IN REPORT NO. 18-18, Audit of the Office of Health Care Assurance’s Adult Residential Care Homes Program, we examined the Office of Health Care Assurance’s (OHCA) relicensing process. That process is integral to OHCA’s ability to ensure that care homes maintain certain quality of care standards to safeguard the health, safety, and welfare of care home residents. Relicensing is a time-consuming effort, which relies heavily on the judgment and discretion of the office’s nurse consultants who inspect adult residential care homes (ARCHs) and expanded adult residential care homes (E-ARCHs) and identify deficiencies in quality of care standards.

What We Found
We found that OHCA renewed licenses without first completing the relicensing process, substituted much less rigorous unannounced care home visits for statutorily required inspections and issued licenses without even inspecting or visiting the facility. About half of the 214 care homes we sampled were allowed to operate in 2017 with either an expired license or a license hastily issued before all required steps of the relicensing process were completed. Of these, OHCA had yet to complete the inspection process from 2016 for 22 care homes. In 2017, eight care homes in our sample had 20 or more deficiencies with certain quality of care standards, but OHCA relicensed them before those deficiencies were resolved. Most of the time, OHCA simply renewed a care home’s license.In addition, we found that OHCA has no written guidelines for enforcement if licensees cannot or will not comply with quality of care standards. For instance, OHCA neither ranks specific care home deficiencies according to severity nor does it have guidance on the number of deficiencies that would disqualify a care home from license renewal. This may at least partially explain why OHCA did not sanction or fine a single care home nor did it completely terminate a single care home license in the 10-year period from 2007 to 2017, even for care homes with substantial or repeat deficiencies.

Why Did These Problems Occur?
We found that OHCA’s primary objective appears to support the continued operations of care homes, not to ensure the health, safety, or welfare of the facilities’ residents as mandated by statute. Perhaps, as a result, we found that OHCA lacks the basic organizational infrastructure necessary to guide and support its relicensing activities. For instance, it has no uniform system to track inspections and review and update information. In addition, OHCA has no internal timelines or deadlines for each step of the relicensing process to ensure tasks are completed within a specific timeframe, and ultimately, before a care home’s one-year license expires.

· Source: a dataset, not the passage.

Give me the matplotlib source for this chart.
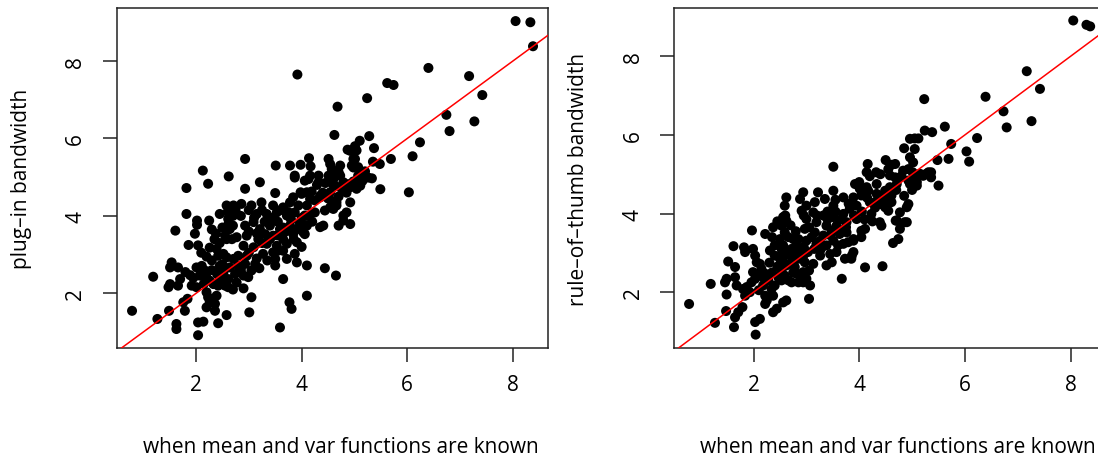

Why Do These Problems Matter?
“Assurance” is the “A” in OHCA. Assurance assumes that care home residents’ health, safety, and welfare are protected. However, relicensing a care home before the inspection process is completed or doing so without verifying compliance does not provide assurance. And failure to fully define and use enforcement authority do not provide assurance. To the contrary, these circumstances, which we found to exist at OHCA, likely increases the risk to the health, safety, and welfare of care home residents.